● Recorded information:
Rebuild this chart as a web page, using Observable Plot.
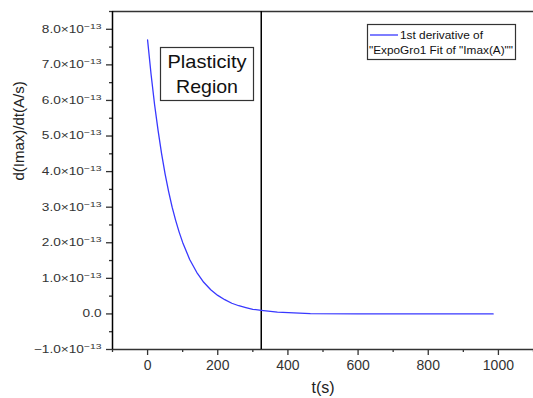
<!DOCTYPE html>
<html><head><meta charset="utf-8">
<script src="https://cdn.jsdelivr.net/npm/d3@7"></script>
<script src="https://cdn.jsdelivr.net/npm/@observablehq/plot@0.6"></script>
<style>
html,body{margin:0;padding:0;background:#fff;}
#chart{position:relative;width:533px;height:398px;overflow:hidden;}
svg{font-family:"Liberation Sans",Arial,sans-serif;}
</style></head><body>
<div id="chart"></div>
<script>
// data (seconds, A/s)
const t = [0,10,20,30,40,50,60,70,80,90,100,120,140,160,180,200,220,240,260,280,300,324,370,464,600,800,985];
const dIdt = [7.70,6.73,5.88,5.15,4.50,3.93,3.44,3.00,2.63,2.30,2.01,1.53,1.17,0.89,0.68,0.52,0.40,0.30,0.23,0.18,0.13,0.10,0.05,0.01,0.003,0.0,0.0].map(v => v*1e-13);
const xMajor = [0,200,400,600,800,1000];
const xMinor = [-100,100,300,500,700,900,1100];
const yMajor = [-1,0,1,2,3,4,5,6,7,8].map(k => k*1e-13);
const yMinor = [-0.5,0.5,1.5,2.5,3.5,4.5,5.5,6.5,7.5,8.5].map(k => k*1e-13);
const xDomain = [-100,1100];
const yDomain = [-1e-13,8.5e-13];
const boundaryT = [324];
const seriesName = ["1st derivative of", "\"ExpoGro1 Fit of \"Imax(A)\"\""];
const regionLabel = ["Plasticity", "Region"];

const data = t.map((x,i) => ({t:x, v:dIdt[i]}));
const axisColor = "#333";

function yFmt(d){
  const k = Math.round(d/1e-13*10)/10;
  if (k === 0) return "0.0";
  return (k<0?"\u2212":"") + Math.abs(k).toFixed(1) + "×10^-13";
}

const plot = Plot.plot({
  width:533, height:398,
  marginLeft:112, marginRight:0, marginTop:11, marginBottom:49,
  style:{fontFamily:'"Liberation Sans",Arial,sans-serif', fontSize:"10px", color:axisColor, overflow:"visible"},
  x:{domain:xDomain},
  y:{domain:yDomain},
  marks:[
    Plot.axisX({ticks:xMinor, tickSize:3, tickFormat:()=>"", label:null, stroke:axisColor, strokeWidth:1.3}),
    Plot.axisX({ticks:xMajor, tickSize:6, tickPadding:5, label:null, fontSize:14, fill:"#333", stroke:axisColor, strokeWidth:1.3, tickFormat:d=>String(d)}),
    Plot.axisY({ticks:yMinor, tickSize:3, tickFormat:()=>"", label:null, stroke:axisColor, strokeWidth:1.3}),
    Plot.axisY({ticks:yMajor, tickSize:6, tickPadding:5, label:null, fontSize:10.5, fill:"#333", stroke:axisColor, strokeWidth:1.3, tickFormat:yFmt}),
    Plot.ruleY([yDomain[1]], {stroke:axisColor, strokeWidth:1.5}),
    Plot.ruleY([yDomain[0]], {stroke:axisColor, strokeWidth:1.5}),
    Plot.ruleX([xDomain[0]], {stroke:"#000", strokeWidth:1.5}),
    Plot.ruleX(boundaryT, {stroke:"#000", strokeWidth:1.5}),
    Plot.line(data, {x:"t", y:"v", stroke:"#3838ff", strokeWidth:1.3}),
    Plot.text(["t(s)"], {frameAnchor:"bottom", dy:43, fontSize:16, fill:"#222"}),
    Plot.text(["d(Imax)/dt(A/s)"], {frameAnchor:"left", dx:-93, dy:0, rotate:-90, fontSize:15, fill:"#222", textLength:114})
  ]
});
document.getElementById("chart").appendChild(plot);

// superscript exponents + horizontal stretch of y tick labels
d3.select(plot).selectAll("text").each(function(){
  const s = this.textContent;
  if (s.includes("^") || s === "0.0") {
    const sel = d3.select(this);
    if (s.includes("^")) {
      const [base, exp] = s.split("^");
      sel.text(null);
      sel.append("tspan").text(base);
      sel.append("tspan").attr("dy","-0.5em").attr("font-size","8px").text(exp.replace("-","\u2212"));
    }
    const tr = sel.attr("transform") || "";
    sel.attr("transform", tr + " scale(1.3,1)");
  }
});

const svg = d3.select(plot);
// Plasticity region box
const g = svg.append("g").attr("font-family",'"Liberation Sans",Arial,sans-serif');
g.append("rect").attr("x",160.5).attr("y",47.5).attr("width",93).attr("height",53)
  .attr("fill","#fff").attr("stroke","#333").attr("stroke-width",1.2);
const regionLen = [79, 62];
regionLabel.forEach((s,i)=>{
  g.append("text").attr("x",207 - regionLen[i]/2).attr("y",67.5+i*25.5).attr("text-anchor","start")
   .attr("font-size","18.5px").attr("fill","#111")
   .attr("textLength",regionLen[i]).attr("lengthAdjust","spacingAndGlyphs").text(s);
});
// legend box
const lg = svg.append("g").attr("font-family",'"Liberation Sans",Arial,sans-serif').attr("text-anchor","start");
lg.append("rect").attr("x",367.5).attr("y",24.5).attr("width",148).attr("height",35)
  .attr("fill","#fff").attr("stroke","#333").attr("stroke-width",1.2);
lg.append("line").attr("x1",370).attr("x2",398).attr("y1",35).attr("y2",35).attr("stroke","#3838ff").attr("stroke-width",1.3);
lg.append("text").attr("x",400).attr("y",38.5).attr("font-size","10px").attr("fill","#111").attr("textLength",83).attr("lengthAdjust","spacingAndGlyphs").text(seriesName[0]);
lg.append("text").attr("x",369).attr("y",53.5).attr("font-size","10px").attr("fill","#111").attr("textLength",144).attr("lengthAdjust","spacingAndGlyphs").text(seriesName[1]);
</script>
</body></html>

● Description of the task:
Go through the listing above and quote it exactly, apart from its images.

● Answer to this exercise:
Rebuild this chart as a web page, using Observable Plot.
<!DOCTYPE html>
<html><head><meta charset="utf-8">
<script src="https://cdn.jsdelivr.net/npm/d3@7"></script>
<script src="https://cdn.jsdelivr.net/npm/@observablehq/plot@0.6"></script>
<style>
html,body{margin:0;padding:0;background:#fff;}
#chart{position:relative;width:533px;height:398px;overflow:hidden;}
svg{font-family:"Liberation Sans",Arial,sans-serif;}
</style></head><body>
<div id="chart"></div>
<script>
// data (seconds, A/s)
const t = [0,10,20,30,40,50,60,70,80,90,100,120,140,160,180,200,220,240,260,280,300,324,370,464,600,800,985];
const dIdt = [7.70,6.73,5.88,5.15,4.50,3.93,3.44,3.00,2.63,2.30,2.01,1.53,1.17,0.89,0.68,0.52,0.40,0.30,0.23,0.18,0.13,0.10,0.05,0.01,0.003,0.0,0.0].map(v => v*1e-13);
const xMajor = [0,200,400,600,800,1000];
const xMinor = [-100,100,300,500,700,900,1100];
const yMajor = [-1,0,1,2,3,4,5,6,7,8].map(k => k*1e-13);
const yMinor = [-0.5,0.5,1.5,2.5,3.5,4.5,5.5,6.5,7.5,8.5].map(k => k*1e-13);
const xDomain = [-100,1100];
const yDomain = [-1e-13,8.5e-13];
const boundaryT = [324];
const seriesName = ["1st derivative of", "\"ExpoGro1 Fit of \"Imax(A)\"\""];
const regionLabel = ["Plasticity", "Region"];

const data = t.map((x,i) => ({t:x, v:dIdt[i]}));
const axisColor = "#333";

function yFmt(d){
  const k = Math.round(d/1e-13*10)/10;
  if (k === 0) return "0.0";
  return (k<0?"\u2212":"") + Math.abs(k).toFixed(1) + "×10^-13";
}

const plot = Plot.plot({
  width:533, height:398,
  marginLeft:112, marginRight:0, marginTop:11, marginBottom:49,
  style:{fontFamily:'"Liberation Sans",Arial,sans-serif', fontSize:"10px", color:axisColor, overflow:"visible"},
  x:{domain:xDomain},
  y:{domain:yDomain},
  marks:[
    Plot.axisX({ticks:xMinor, tickSize:3, tickFormat:()=>"", label:null, stroke:axisColor, strokeWidth:1.3}),
    Plot.axisX({ticks:xMajor, tickSize:6, tickPadding:5, label:null, fontSize:14, fill:"#333", stroke:axisColor, strokeWidth:1.3, tickFormat:d=>String(d)}),
    Plot.axisY({ticks:yMinor, tickSize:3, tickFormat:()=>"", label:null, stroke:axisColor, strokeWidth:1.3}),
    Plot.axisY({ticks:yMajor, tickSize:6, tickPadding:5, label:null, fontSize:10.5, fill:"#333", stroke:axisColor, strokeWidth:1.3, tickFormat:yFmt}),
    Plot.ruleY([yDomain[1]], {stroke:axisColor, strokeWidth:1.5}),
    Plot.ruleY([yDomain[0]], {stroke:axisColor, strokeWidth:1.5}),
    Plot.ruleX([xDomain[0]], {stroke:"#000", strokeWidth:1.5}),
    Plot.ruleX(boundaryT, {stroke:"#000", strokeWidth:1.5}),
    Plot.line(data, {x:"t", y:"v", stroke:"#3838ff", strokeWidth:1.3}),
    Plot.text(["t(s)"], {frameAnchor:"bottom", dy:43, fontSize:16, fill:"#222"}),
    Plot.text(["d(Imax)/dt(A/s)"], {frameAnchor:"left", dx:-93, dy:0, rotate:-90, fontSize:15, fill:"#222", textLength:114})
  ]
});
document.getElementById("chart").appendChild(plot);

// superscript exponents + horizontal stretch of y tick labels
d3.select(plot).selectAll("text").each(function(){
  const s = this.textContent;
  if (s.includes("^") || s === "0.0") {
    const sel = d3.select(this);
    if (s.includes("^")) {
      const [base, exp] = s.split("^");
      sel.text(null);
      sel.append("tspan").text(base);
      sel.append("tspan").attr("dy","-0.5em").attr("font-size","8px").text(exp.replace("-","\u2212"));
    }
    const tr = sel.attr("transform") || "";
    sel.attr("transform", tr + " scale(1.3,1)");
  }
});

const svg = d3.select(plot);
// Plasticity region box
const g = svg.append("g").attr("font-family",'"Liberation Sans",Arial,sans-serif');
g.append("rect").attr("x",160.5).attr("y",47.5).attr("width",93).attr("height",53)
  .attr("fill","#fff").attr("stroke","#333").attr("stroke-width",1.2);
const regionLen = [79, 62];
regionLabel.forEach((s,i)=>{
  g.append("text").attr("x",207 - regionLen[i]/2).attr("y",67.5+i*25.5).attr("text-anchor","start")
   .attr("font-size","18.5px").attr("fill","#111")
   .attr("textLength",regionLen[i]).attr("lengthAdjust","spacingAndGlyphs").text(s);
});
// legend box
const lg = svg.append("g").attr("font-family",'"Liberation Sans",Arial,sans-serif').attr("text-anchor","start");
lg.append("rect").attr("x",367.5).attr("y",24.5).attr("width",148).attr("height",35)
  .attr("fill","#fff").attr("stroke","#333").attr("stroke-width",1.2);
lg.append("line").attr("x1",370).attr("x2",398).attr("y1",35).attr("y2",35).attr("stroke","#3838ff").attr("stroke-width",1.3);
lg.append("text").attr("x",400).attr("y",38.5).attr("font-size","10px").attr("fill","#111").attr("textLength",83).attr("lengthAdjust","spacingAndGlyphs").text(seriesName[0]);
lg.append("text").attr("x",369).attr("y",53.5).attr("font-size","10px").attr("fill","#111").attr("textLength",144).attr("lengthAdjust","spacingAndGlyphs").text(seriesName[1]);
</script>
</body></html>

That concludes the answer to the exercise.